We conducted multiple rounds of desirability and usability testing with traffic safety engineers and planners to refine how data could be experienced meaningfully. Through iterative feedback cycles, we explored the most intuitive ways to visualise complex analytics—designing dashboards, spatial maps, and interaction flows that balanced depth of insight with ease of use. Each iteration brought us closer to a solution that was not only functionally robust but also desirable and trusted by the people who would rely on it daily.

Stakeholder Workshop

To prepare for the pilot, we conducted a multi-agency stakeholder workshop in Florida, bringing together representatives from the Broward Metropolitan Planning Organization, Florida Department of Transportation, and Broward County.
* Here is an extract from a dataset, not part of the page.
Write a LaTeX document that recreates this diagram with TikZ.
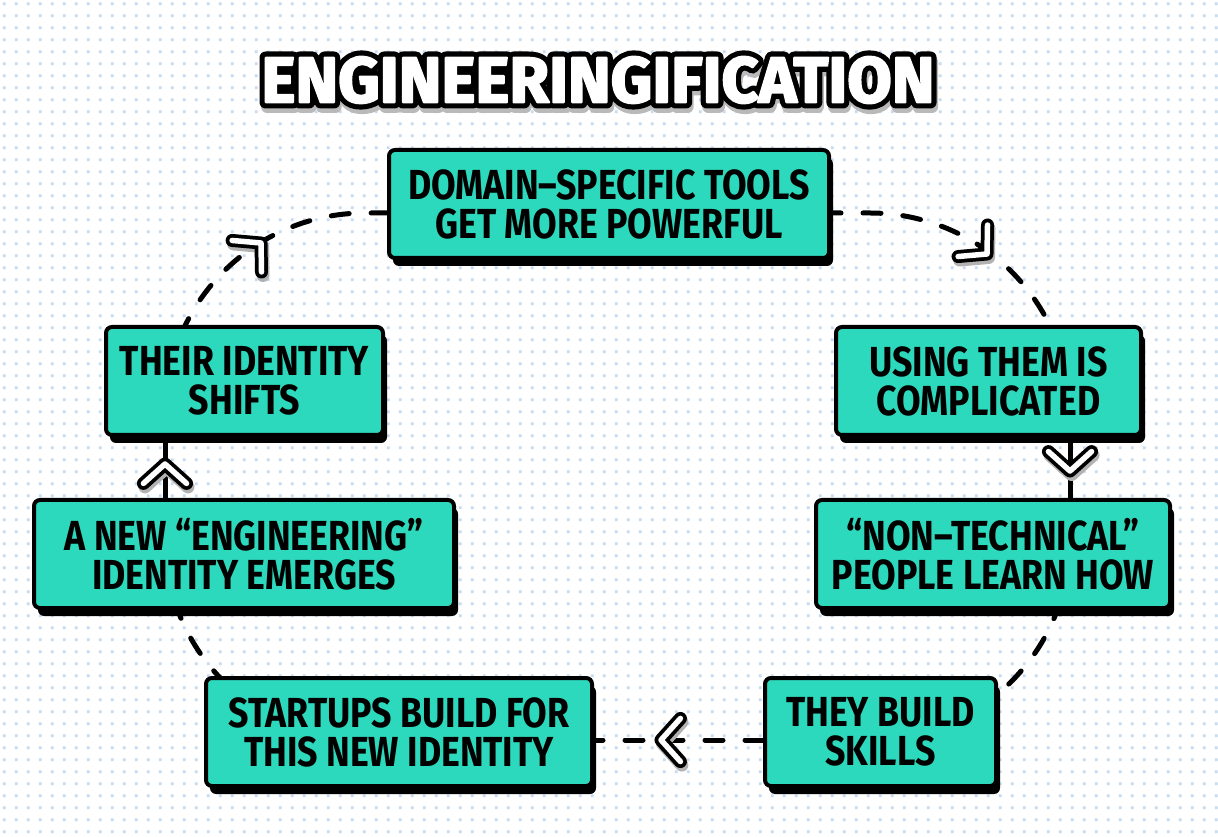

The session focused on defining shared pilot goals, aligning on scope, and prioritizing parameters such as location, cost, ownership, and data integration. We also demoed the AIM prototype to gather collective feedback, validate usability across roles, and ensure that the pilot plan reflected the real needs and operational realities of those who would bring it to life.

Impact

81.25%

In turnaround time

32 weeks to 6 weeks

~5.3x

Faster decision making time

$5M

Pilot Deal

The AIM project not only reframed how transport authorities think about road safety but also proved the value of human-centered innovation in data-heavy domains. What began as a design-led pilot in Broward County evolved into a scalable, patent-pending safety intelligence platform with real commercial traction. AIM secured a $575,000 pre-pilot engagement and a $5 million pilot phase with Broward MPO, establishing a blueprint for proactive safety transformation across Florida. The initiative has since expanded into multiple states, with opportunities under development in California, Georgia, Ohio, and Texas, reflecting its growing market relevance. Recognized with multiple international design awards, AIM demonstrates how design can unlock commercial value while driving systemic impact - turning near-miss analytics into life-saving insights and positioning data-led safety as a new standard for public infrastructure.